Stefen Chow for Fortune

By TIMOTHY MCDONALD

March 19, 2019

Smell is an often a neglected sense that designers rarely even consider. But it’s far more important than many people think, according to Sissel Tolaas, who has spent decades “literally exploring the world as a dog.”

The researcher and artist told the audience at Fortune’s Brainstorm Design conference in Singapore this month that smell actually has a fairly narrow biological purpose.

“The purpose of the nose is to find food and a partner,” she said. “Don’t forget that the next time you put perfume on your skin.”

Smell is closely linked to memory and emotions. Tolaas made use of this biological quirk at the conference by distributing postcards with a unique odor to help the audience members remember the event.

Even so, she said, smell is a forgotten, neglected sense. People underestimate the impact of particles that the human nose can detect.

“We live in multiple realities,” she said. “The invisible reality [of smell]—the real reality—seems to be forgotten. These particles are providing information beyond any other type of information.”

Tolaas has held a number of interactive exhibitions at galleries around the world, often aimed at encouraging people to look past appearances and consider how smell colors their perceptions of others.

“Rather than just looking at a person, the smell is providing information that trigger your emotion in the quickest time of any type of senses,” she said.

She also worked with a biotech company Gingko Biolabs to help replicate the scent of extinct plants using a blueprint made with genetic sequencing. “In total, we have three plants,” she said. “Two of them are on display.”
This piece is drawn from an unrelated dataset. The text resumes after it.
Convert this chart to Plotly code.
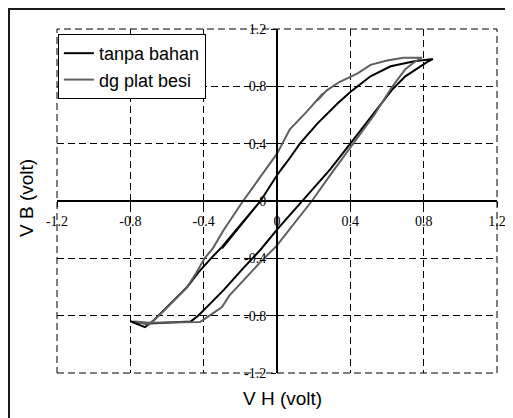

Not everything Tolaas does is an art project; she hopes her work will have practical applications, too. For example, Tolaas designed a bracelet designed to ward off sexual harassment using an odor intended to deter an attacker.

Designers tend to focus on visual elements, but smell has a fairly long history of industrial applications. Natural gas, for example, is odorless—but in 1826, scent was added so that people could detect potentially dangerous leaks.

Tolaas hopes her work will also have many uses beyond art.

“So not only am I simulating and replicating reality for various purposes,” she said, “but I’m also looking at the chemical compounds of smell molecules for functional purposes.”